Es stehen eher ungemütliche Zeiten bevor. Nach der Krise ist vor der Krise.
Kämpfen wir gegen das blinde „Weiter so wie bisher“.
Für die Reduktion des wirtschaftlichen Lebens.
Gegen das zerstörerische „Wachstum über alles“.
Für eine nachhaltige Wirtschaftsweise.
Gegen Milliardenhilfen für Konzerne und Hilfen für die Finanzbranche.
Für öffentliche Kontrolle und Umwandlung von Rüstungsindustrie, Autoindustrie und Flugzeug-bau.
Gegen Abwrackprämien.
Für solidarische Hilfsprogramme in ganz Europa.
Gegen Austeritätspolitik.
Für die hohe Besteuerung von großen Vermögen, großen Gewinnen und großen Einkommen.
Gegen Niedriglöhne, Privatisierungen, Vermögensanhäufung.
Für ein öffentliches Gesundheitssystem und eine einheitliche Krankenversicherung.
Gegen private Krankenhäuser, Fallpauschalen und das Geldverdienen mit Gesundheit.
Für solidarische Verhaltens- und Lebensweisen.
Gegen weitere Klimaerwärmung.
Für radikale Arbeitszeitverkürzungen bei vollem Lohnausgleich.
Gegen Sozialabbau und Einkommenseinbußen.
Für eine angemessene Bezahlung von Menschen in Sozialberufen.
Gegen die menschenfeindliche Arbeitssituation auf der Stuttgarter Baustelle.

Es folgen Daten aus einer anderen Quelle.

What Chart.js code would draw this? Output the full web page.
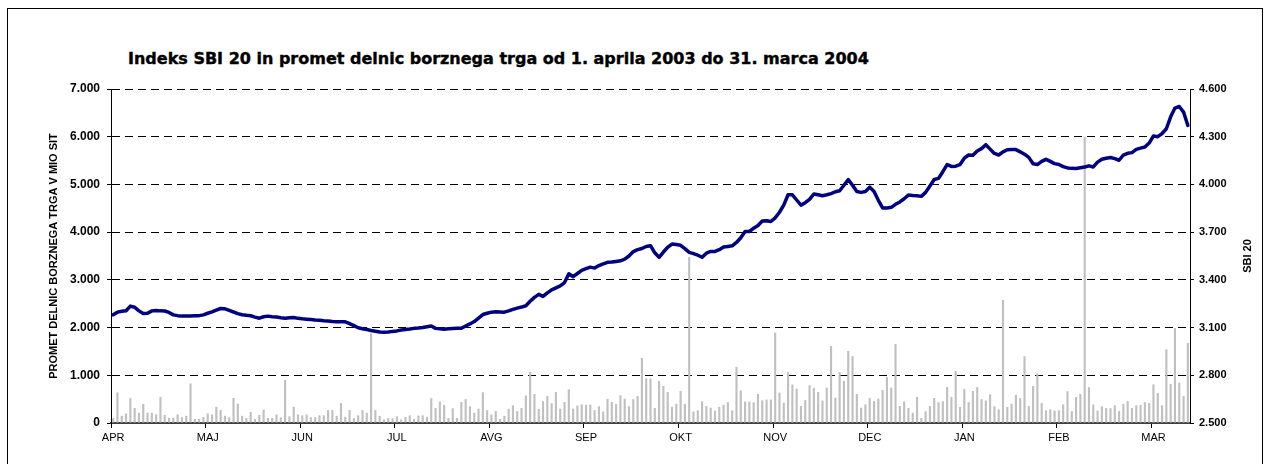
<!DOCTYPE html>
<html>
<head>
<meta charset="utf-8">
<script src="https://cdn.jsdelivr.net/npm/chart.js@4.4.1/dist/chart.umd.min.js"></script>
<style>
  body { margin: 0; background: #fff; }
  #wrap { position: relative; width: 1271px; height: 464px; overflow: hidden; }
  #frame { position: absolute; left: 7px; top: 8px; width: 1254px; height: 500px; border: 1px solid #000; }
  #title { position: absolute; left: 128px; top: 51px; font: bold 16px "DejaVu Sans"; line-height: 16px; white-space: nowrap; color: #000; -webkit-text-stroke: 0.4px #000; }
  canvas { position: absolute; left: 0; top: 0; }
</style>
</head>
<body>
<div id="wrap">
  <div id="frame"></div>
  <div id="title">Indeks SBI 20 in promet delnic borznega trga od 1. aprila 2003 do 31. marca 2004</div>
  <canvas id="chart" width="1271" height="464"></canvas>
</div>
<script>
// month labels, one every 22 trading days
let months = ["APR", "MAJ", "JUN", "JUL", "AVG", "SEP", "OKT", "NOV", "DEC", "JAN", "FEB", "MAR"];
let monthStep = 22;

// daily turnover, mio SIT (left axis)
let turnover = [
  100, 640, 150, 200, 520, 315, 215, 400, 215, 215, 180, 545, 170, 110, 110, 180, 120, 150, 830, 85,
  85, 125, 200, 180, 340, 270, 150, 120, 525, 405, 150, 105, 230, 85, 170, 280, 105, 105, 180, 120,
  900, 140, 340, 180, 160, 180, 120, 120, 160, 160, 270, 270, 150, 420, 130, 270, 100, 160, 270, 215,
  1880, 270, 150,
  75, 100, 100, 140, 75, 130, 160, 85, 155, 160, 130, 520, 315, 450, 380, 105, 310, 105, 440, 500,
  350, 215, 300, 645, 270, 180, 250, 85, 150, 295, 370, 250, 315, 575, 1075, 610, 295, 455, 565, 415,
  650, 300, 440, 705, 300, 365, 390, 380, 385, 270, 350, 240, 505, 440, 400, 580, 510, 350, 500, 565,
  1365, 935, 930,
  315, 880, 775, 650, 340, 400, 670, 400, 3480, 240, 265, 455, 355, 320, 260, 340, 380, 435, 265, 1175,
  680, 450, 450, 435, 610, 475, 490, 490, 1895, 635, 425, 1065, 805, 720, 355, 480, 790, 735, 650, 470,
  740, 1615, 530, 1070, 880, 1510, 1400, 610, 320, 390, 520, 460, 510, 690, 960, 740, 1655, 355, 450, 315,
  215, 545, 105,
  245, 355, 525, 435, 455, 755, 545, 1090, 335, 715, 435, 670, 750, 500, 470, 600, 350, 285, 2580, 335,
  400, 590, 520, 1400, 355, 775, 1040, 420, 265, 285, 260, 265, 390, 665, 250, 545, 610, 6000, 750, 390,
  260, 350, 315, 310, 370, 250, 400, 460, 315, 370, 380, 435, 420, 810, 630, 370, 1545, 820, 1990, 845,
  565, 1680
];

// SBI 20 index (right axis)
let sbi20 = [
  3180, 3197, 3203, 3206, 3235, 3228, 3205, 3188, 3190, 3205, 3208, 3205, 3204, 3195, 3180, 3175, 3172, 3173, 3172, 3174,
  3175, 3180, 3190, 3199, 3210, 3220, 3218, 3208, 3198, 3188, 3181, 3177, 3174, 3166, 3159, 3168, 3172, 3168, 3166, 3162,
  3159, 3162, 3163, 3158, 3155, 3153, 3151, 3148, 3146, 3143, 3141, 3138, 3137, 3137, 3136, 3125, 3112, 3099, 3093, 3088,
  3082, 3077, 3072, 3070, 3072, 3076, 3079, 3085, 3088, 3091, 3095, 3097, 3100, 3105, 3110, 3095, 3092, 3089, 3092, 3094,
  3095, 3096, 3110, 3123, 3138, 3160, 3182, 3190, 3197, 3199, 3198, 3197, 3205, 3214, 3222, 3229, 3237, 3265, 3290, 3309,
  3296, 3318, 3337, 3350, 3362, 3383, 3438, 3420, 3440, 3460, 3470, 3480, 3474, 3490, 3501, 3510, 3512, 3516, 3520, 3530,
  3550, 3578, 3590, 3597, 3610, 3615, 3570, 3542, 3575, 3605, 3625, 3622, 3617, 3596, 3573, 3565, 3555, 3542, 3568, 3579,
  3579, 3590, 3606, 3610, 3614, 3635, 3665, 3704, 3704, 3725, 3742, 3770, 3772, 3767, 3790, 3825, 3870, 3935, 3935, 3902,
  3870, 3885, 3906, 3940, 3935, 3929, 3935, 3942, 3954, 3960, 3995, 4030, 3995, 3955, 3950, 3955, 3983, 3955, 3900, 3852,
  3852, 3856, 3875, 3890, 3910, 3933, 3930, 3929, 3925, 3950, 3990, 4031, 4038, 4080, 4125, 4113, 4115, 4125, 4165, 4185,
  4183, 4210, 4225, 4250, 4222, 4195, 4185, 4205, 4218, 4219, 4219, 4205, 4190, 4170, 4130, 4125, 4145, 4158, 4145, 4131,
  4125, 4112, 4104, 4101, 4100, 4105, 4110, 4117, 4110, 4140, 4158, 4165, 4169, 4162, 4152, 4185, 4196, 4200, 4220, 4228,
  4235, 4260, 4305, 4300, 4320, 4350, 4425, 4480, 4490, 4455, 4371
];

let labels = turnover.map((v, i) => (i % monthStep === 0 ? months[i / monthStep] : ""));

const fmt = (v) => String(v).replace(/\B(?=(\d{3})+(?!\d))/g, ".");
const arial = "'Liberation Sans', Arial, sans-serif";

// right axis title reads bottom to top
const sbiTitle = {
  id: "sbiTitle",
  afterDraw(chart) {
    const ctx = chart.ctx;
    const a = chart.chartArea;
    ctx.save();
    ctx.translate(1248, (a.top + a.bottom) / 2);
    ctx.rotate(-Math.PI / 2);
    ctx.font = "bold 11px " + arial;
    ctx.textAlign = "center";
    ctx.textBaseline = "middle";
    ctx.fillStyle = "#000";
    ctx.fillText("SBI 20", 0, 0);
    ctx.restore();
  },
};

new Chart(document.getElementById("chart"), {
  type: "bar",
  data: {
    labels: labels,
    datasets: [
      {
        type: "line",
        label: "SBI 20",
        data: sbi20,
        yAxisID: "y1",
        borderColor: "#000080",
        borderWidth: 3.5,
        pointRadius: 0,
        tension: 0,
        borderJoinStyle: "round",
        borderCapStyle: "round",
        order: 0,
      },
      {
        type: "bar",
        label: "Promet",
        data: turnover,
        yAxisID: "y",
        backgroundColor: "#c0c0c0",
        barPercentage: 0.5,
        categoryPercentage: 1,
        order: 1,
      },
    ],
  },
  options: {
    responsive: false,
    animation: false,
    layout: { padding: { top: 89, left: 0, right: 0, bottom: 0 } },
    plugins: { legend: { display: false }, tooltip: { enabled: false } },
    scales: {
      x: {
        offset: true,
        grid: {
          offset: true,
          drawOnChartArea: false,
          tickLength: 5,
          color: (c) => (c.index % monthStep === 0 ? "#000" : "rgba(0,0,0,0)"),
        },
        border: { color: "#404040", width: 2 },
        ticks: {
          autoSkip: false,
          maxRotation: 0,
          minRotation: 0,
          padding: 3,
          color: "#000",
          font: { family: arial, size: 11 },
        },
        afterFit: (s) => { s.height = 41; },
      },
      y: {
        position: "left",
        min: 0,
        max: 7000,
        ticks: {
          stepSize: 1000,
          padding: 7,
          color: "#000",
          font: { family: arial, size: 12, weight: "bold" },
          callback: fmt,
        },
        grid: { color: "#000", tickLength: 4, lineWidth: 1 },
        border: { color: "#000", width: 1, dash: [8, 5] },
        title: {
          display: true,
          text: "PROMET DELNIC BORZNEGA TRGA V MIO SIT",
          color: "#000",
          font: { family: arial, size: 11, weight: "bold" },
          padding: { top: 47, bottom: 0 },
        },
        afterFit: (s) => { s.width = 111; },
      },
      y1: {
        position: "right",
        min: 2500,
        max: 4600,
        ticks: {
          stepSize: 300,
          padding: 5,
          color: "#000",
          font: { family: arial, size: 11, weight: "bold" },
          callback: fmt,
        },
        grid: { drawOnChartArea: false, color: "#000", tickLength: 4 },
        border: { color: "#000", width: 1 },
        afterFit: (s) => { s.width = 81; },
      },
    },
  },
  plugins: [sbiTitle],
});
</script>
</body>
</html>
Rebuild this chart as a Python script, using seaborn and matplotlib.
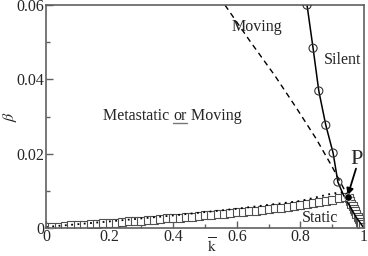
import matplotlib
matplotlib.use("Agg")
import matplotlib.pyplot as plt
from matplotlib.lines import Line2D
import numpy as np
import seaborn as sns

# ---------------- data ----------------
# solid line with open circles (upper boundary of "Silent")
solid_k = [0.821, 0.840, 0.858, 0.880, 0.903, 0.918, 0.935, 0.955, 0.975, 1.0]
solid_b = [0.0600, 0.0484, 0.0369, 0.0277, 0.0202, 0.0124, 0.0090, 0.0060, 0.0030, 0.0]
circle_k = [0.821, 0.840, 0.858, 0.880, 0.903, 0.918]
circle_b = [0.0600, 0.0484, 0.0369, 0.0277, 0.0202, 0.0124]

# dashed line
dash_k = [0.563, 0.640, 0.720, 0.790, 0.850, 0.900, 0.950]
dash_b = [0.0600, 0.0505, 0.0410, 0.0320, 0.0240, 0.0165, 0.0085]

# dotted line
dot_k = [0.0, 0.2, 0.4, 0.6, 0.8, 0.9, 0.95]
dot_b = [0.0003, 0.0018, 0.0034, 0.0052, 0.0073, 0.0093, 0.0098]

# squares: lower branch
sq_k = [0.00, 0.02, 0.04, 0.06, 0.08, 0.10, 0.12, 0.14, 0.16, 0.18,
        0.20, 0.22, 0.24, 0.26, 0.28, 0.30, 0.32, 0.34, 0.36, 0.38,
        0.40, 0.42, 0.44, 0.46, 0.48, 0.50, 0.52, 0.54, 0.56, 0.58,
        0.60, 0.62, 0.64, 0.66, 0.68, 0.70, 0.72, 0.74, 0.76, 0.78,
        0.80, 0.82, 0.84, 0.86, 0.88, 0.90, 0.92, 0.94]
sq_b = [0.0002, 0.0003, 0.0004, 0.0005, 0.0007, 0.0008, 0.0009, 0.0010, 0.0012, 0.0013,
        0.0014, 0.0015, 0.0017, 0.0018, 0.0019, 0.0020, 0.0022, 0.0023, 0.0024, 0.0026,
        0.0027, 0.0028, 0.0030, 0.0031, 0.0033, 0.0034, 0.0035, 0.0037, 0.0039, 0.0040,
        0.0042, 0.0043, 0.0045, 0.0047, 0.0049, 0.0051, 0.0053, 0.0055, 0.0057, 0.0059,
        0.0062, 0.0064, 0.0067, 0.0070, 0.0073, 0.0076, 0.0080, 0.0084]
# squares: steep branch from P to (1, 0)
sq2_k = [0.952, 0.956, 0.960, 0.964, 0.968, 0.972, 0.976, 0.980, 0.984, 0.988, 0.992, 0.996]
sq2_b = [0.0080, 0.0073, 0.0066, 0.0059, 0.0052, 0.0045, 0.0038, 0.0031, 0.0024, 0.0017, 0.0010, 0.0004]

p_k, p_b = 0.951, 0.0085

x_ticks = [0, 0.2, 0.4, 0.6, 0.8, 1]
x_ticklabels = ["0", "0.2", "0.4", "0.6", "0.8", "1"]
y_ticks = [0, 0.02, 0.04, 0.06]
y_ticklabels = ["0", "0.02", "0.04", "0.06"]

# ---------------- style ----------------
sns.set_style("ticks")
plt.rcParams['font.family'] = ['Liberation Serif', 'DejaVu Serif']
plt.rcParams['mathtext.fontset'] = 'stix'
plt.rcParams['font.size'] = 11.5

fig = plt.figure(figsize=(3.68, 2.56), dpi=100)
ax = fig.add_axes([0.125, 0.109, 0.864, 0.871])

frame = '#606060'
sq_edge = '#505050'

# squares
sns.lineplot(x=sq_k, y=sq_b, ax=ax, linestyle='none', marker='s', markersize=5.5,
             markerfacecolor='white', markeredgecolor=sq_edge, markeredgewidth=0.8,
             sort=False, estimator=None)
sns.lineplot(x=sq2_k, y=sq2_b, ax=ax, linestyle='none', marker='s', markersize=5.5,
             markerfacecolor='white', markeredgecolor=sq_edge, markeredgewidth=0.8,
             sort=False, estimator=None)
# dotted
sns.lineplot(x=dot_k, y=dot_b, ax=ax, color='black', linestyle=(0, (1, 2.5)), linewidth=1.3,
             sort=False, estimator=None)
# dashed
sns.lineplot(x=dash_k, y=dash_b, ax=ax, color='black', linestyle=(0, (4, 3)), linewidth=1.0,
             sort=False, estimator=None)
# solid with circles
sns.lineplot(x=solid_k, y=solid_b, ax=ax, color='black', linewidth=1.1,
             sort=False, estimator=None)
sns.scatterplot(x=circle_k, y=circle_b, ax=ax, marker='o', s=34,
                facecolor='none', edgecolor='#333333', linewidth=0.8, zorder=4)
# point P
sns.scatterplot(x=[p_k], y=[p_b], ax=ax, marker='o', s=28, color='black', zorder=5)

ax.set_xlim(0, 1)
ax.set_ylim(0, 0.06)
ax.set_xticks(x_ticks)
ax.set_xticklabels(x_ticklabels)
ax.set_yticks(y_ticks)
ax.set_yticklabels(y_ticklabels)
ax.set_xticks([0.1, 0.3, 0.5, 0.7, 0.9], minor=True)
ax.set_yticks([0.01, 0.03, 0.05], minor=True)
ax.tick_params(which='major', direction='in', length=5, width=1, color=frame, pad=1)
ax.tick_params(which='minor', direction='in', length=3, width=1, color=frame)
for s in ax.spines.values():
    s.set_color(frame)
    s.set_linewidth(1.2)

ax.set_xlabel(r'$\overline{\mathrm{k}}$')
ax.set_ylabel(r'$\overline{\beta}$')
ax.xaxis.set_label_coords(0.522, -0.045)
ax.yaxis.set_label_coords(-0.078, 0.5)

# region labels
t1 = ax.text(0.18, 0.0302, "Metastatic ", ha='left', va='center')
t2 = ax.annotate("or", xy=(1, 0), xycoords=t1, va='bottom', ha='left')
t3 = ax.annotate(" Moving", xy=(1, 0), xycoords=t2, va='bottom', ha='left')
ax.text(0.664, 0.054, "Moving", ha='center', va='center')
ax.text(0.934, 0.0452, "Silent", ha='center', va='center')
ax.text(0.862, 0.0027, "Static", ha='center', va='center')
ax.text(0.978, 0.0185, "P", ha='center', va='center', fontsize=16)
ax.annotate("", xy=(p_k - 0.002, p_b + 0.0003), xytext=(0.975, 0.016),
            arrowprops=dict(arrowstyle='-|>', color='black', lw=1.3,
                            mutation_scale=10, shrinkA=0, shrinkB=0))

# underline "or"
fig.canvas.draw()
bb = t2.get_window_extent()
W, H = fig.get_size_inches() * fig.dpi
yline = (bb.y0 + 1) / H
fig.add_artist(Line2D([bb.x0 / W, bb.x1 / W], [yline, yline], color='#777777', lw=1.0))

fig.savefig("out.png", dpi=100)
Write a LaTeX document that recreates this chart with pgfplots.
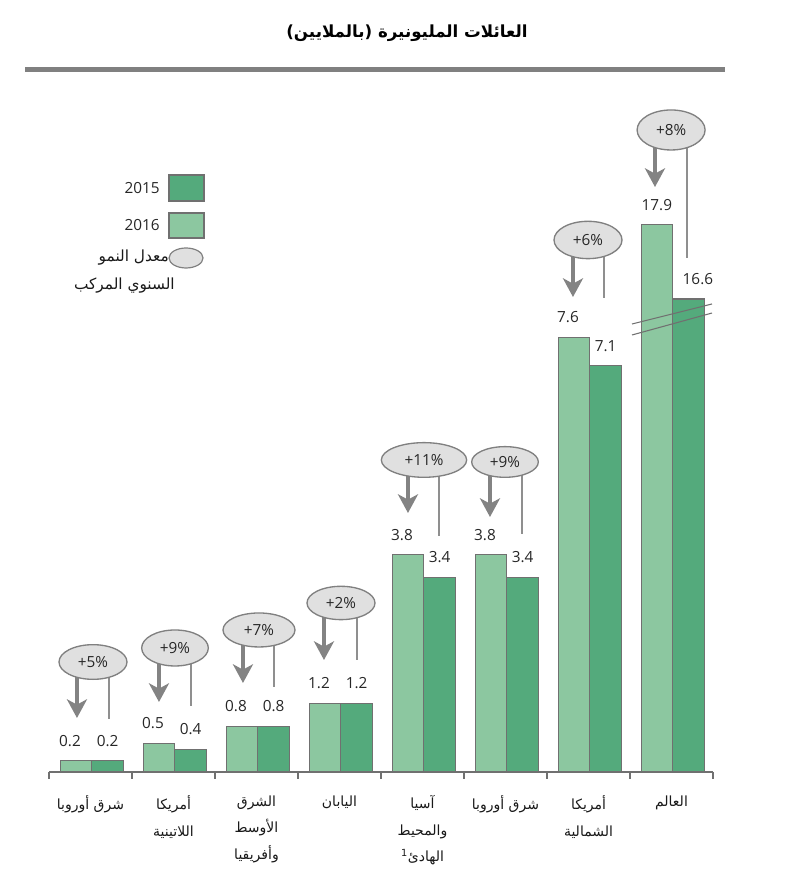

Für einen sofortigen Baustopp und für „Umstieg21“.
Gegen „Stuttgart 21“.
Für die Vernunft.
Liebe Freundinnen und Freunde,
Ich grüße euch herzlich aus Berlin und freue mich darauf,
mit euch allen irgendwann wieder live vor dem Stuttgarter Kopfbahnhof protestieren zu können.
Wenn wir diese Krise gut hinter uns bringen,
dann sollte „Stuttgart 21“ erst recht zu bezwingen sein.